As the Moon rose, so did the Lannisters – 80-100 Mya

Westeros 80 Mya
Westeros 80-100 million years ago. Click to enlarge.

The rise of the Mountains of the Moon is perhaps the best-documented geologic event on Westeros, and is directly responsible for the tremendous wealth of the House Lannister.  Similar to the Black Mountains to the north, the Mountains of the Moon are jagged, rocky, and snow capped.  Based on morphology alone, we cannot rule out that the Black Orogeny and the Moon Orogeny occurred simultaneously.  However, analysis of the most-likely faulting geometry reveals that the Mountains of the Moon exist to the south of a microplate (yes, microplates exist on Earth too).  Based on this geometry, it is more likely that the Moon Orogeny occurred slightly earlier than the Black Orogeny (similar to the microplate tectonics responsible for the Mariana Trench and volcanic island arc of Japan).  Knowing that the Black Mountains are 60-80 million years old, we therefore surmise that the Mountains of the Moon are 80-100 million years old, comparable to the Canadian Rocky Mountains in North America.  The Moon Orogeny is more complex than the Black Orogeny, and we propose that the Mountains of the Moon formed in two stages: 1) early subduction of the microplate beneath southern Westeros, and 2) later continental collision between northern and southern Westeros.

A microplate on Earth. Though undersized, it compensates by being slowly pushed into the mantle by bigger, stronger, sexier plates. (via Wikimedia Commons)
A microplate on Earth.
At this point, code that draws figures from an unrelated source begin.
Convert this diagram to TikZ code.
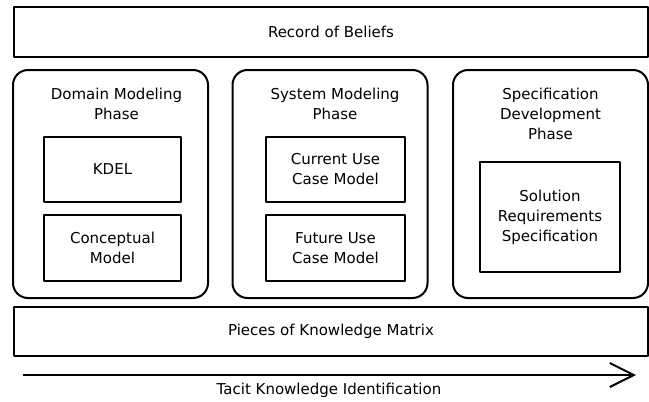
\documentclass[tikz,border=0pt]{standalone}
\usepackage{fontspec}
\setmainfont{DejaVu Sans}
\usetikzlibrary{arrows.meta,positioning}

\tikzset{
  layer/.style={draw, line width=2pt, minimum width=634pt, minimum height=50pt, inner sep=0pt},
  phase/.style={draw, line width=2pt, rounded corners=15pt, minimum width=195pt, minimum height=228pt, inner sep=0pt},
  artefact/.style={draw, line width=2pt, align=center, minimum width=137pt, minimum height=65pt, inner sep=0pt},
  phasetitle/.style={align=center, anchor=north}
}

\begin{document}
\begin{tikzpicture}[x=1pt, y=-1pt, font=\fontsize{15}{20}\selectfont, line join=round]
  \useasboundingbox (0,0) rectangle (649,402);
  % outer layers
  \node[layer] (beliefs) at (331,32) {Record of Beliefs};
  \node[layer, minimum height=49pt] (matrix) at (331,331.5) {Pieces of Knowledge Matrix};
  % the three phases
  \node[phase] (domain) at (110.5,184) {};
  \node[phase] (system) at (330,184) {};
  \node[phase] (spec) at (550.5,184) {};
  \node[phasetitle] (domainT) at ([xshift=6pt,yshift=-16pt]domain.north) {Domain Modeling\\Phase};
  \node[phasetitle] (systemT) at ([xshift=5pt,yshift=-16pt]system.north) {System Modeling\\Phase};
  \node[phasetitle] (specT) at ([yshift=-16pt]spec.north) {Specification\\Development\\Phase};
  % artefacts of each phase
  \node[artefact] (kdel) at (112.5,169.5) {KDEL};
  \node[artefact, minimum height=66pt] (concept) at (112.5,248) {Conceptual\\Model};
  \node[artefact, minimum width=139pt] (current) at (335.5,169.5) {Current Use\\Case Model};
  \node[artefact, minimum width=139pt, minimum height=66pt] (future) at (335.5,248) {Future Use\\Case Model};
  \node[artefact, minimum width=140pt, minimum height=110pt] (solution) at (550,217) {Solution\\Requirements\\Specification};
  % identification arrow
  \coordinate (tkStart) at (23,375);
  \coordinate (tkEnd) at (636,375);
  \draw[line width=2pt, -{Straight Barb[length=24pt,width=24pt,line width=2pt]}] (tkStart) -- (tkEnd);
  \node (tki) at (329,390) {Tacit Knowledge Identification};
\end{tikzpicture}
\end{document}
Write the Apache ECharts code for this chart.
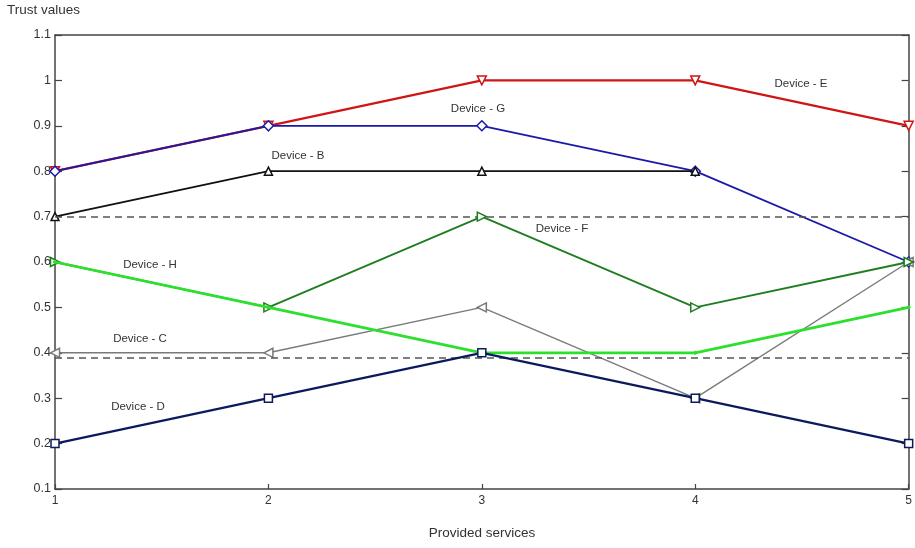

Though undersized, it compensates by being slowly pushed into the mantle by bigger, stronger, sexier plates. (via Wikimedia Commons)

The more recent continental collision between northern and southern Westeros is evident in the width of the Mountains of the Moon, far wider than the Black Mountains, and nearly twice the width of the Himalaya on Earth.  While most mountain ranges on Earth formed as a result of subduction (think: Rocky Mountains, Alps, and Andes), the much larger and wider mountains of the Himalaya formed as a result of two continents (India and Asia) colliding with little to no subduction.  This is the most striking evidence of a collision between northern and southern Westeros.  Yet these mountains are also home to Casterly Rock and the gold deposits from which the House Lannister has so benefited.  Gold is typically deposited on the ocean floor near mid-ocean vents.  The gold mixed with the basalt (extrusive igneous rock) until it reached a subduction zone.  As the oceanic crust that previously separated northern and southern Westeros subducted beneath the southern part of Westeros, layers of ocean rock were scrapped off (like a bulldozer), accreted onto the continent, and uplifted.  The heat and pressure of subduction dissolved the gold, which then intruded into the overlying rock and solidified within quartz veins (this is where the gold from the California Gold Rush came from).  The presence of the Lannister gold (and silver found at Silverhill to the south) supports the notion that subduction tectonics played an equally important early role in the Moon Orogeny.

The early Lannisters looked suspiciously like California gold prospectors for some reason. (via Wikimedia Commons)
The early Lannisters looked suspiciously like California gold prospectors for some reason. (via Wikimedia Commons)

The final piece of evidence that northern and southern Westeros were previously separate continents is the Iron Islands.  On Earth, iron ore is most widely extracted from rocks known as banded-iron formations (more on these later).  These rocks formed in shallow oceans.  During the initial subduction phase, the ocean floor that wasn’t directly scraped off onto southern Westeros (as Casterly Rock had) was uplifted, pushing the banded iron formations that make the Iron Islands to the surface.  Millions of years of exposure, erosion, and weathering have left behind only the strongest of rocks.  But their very presence owes to uplift caused by the subduction of the microplate.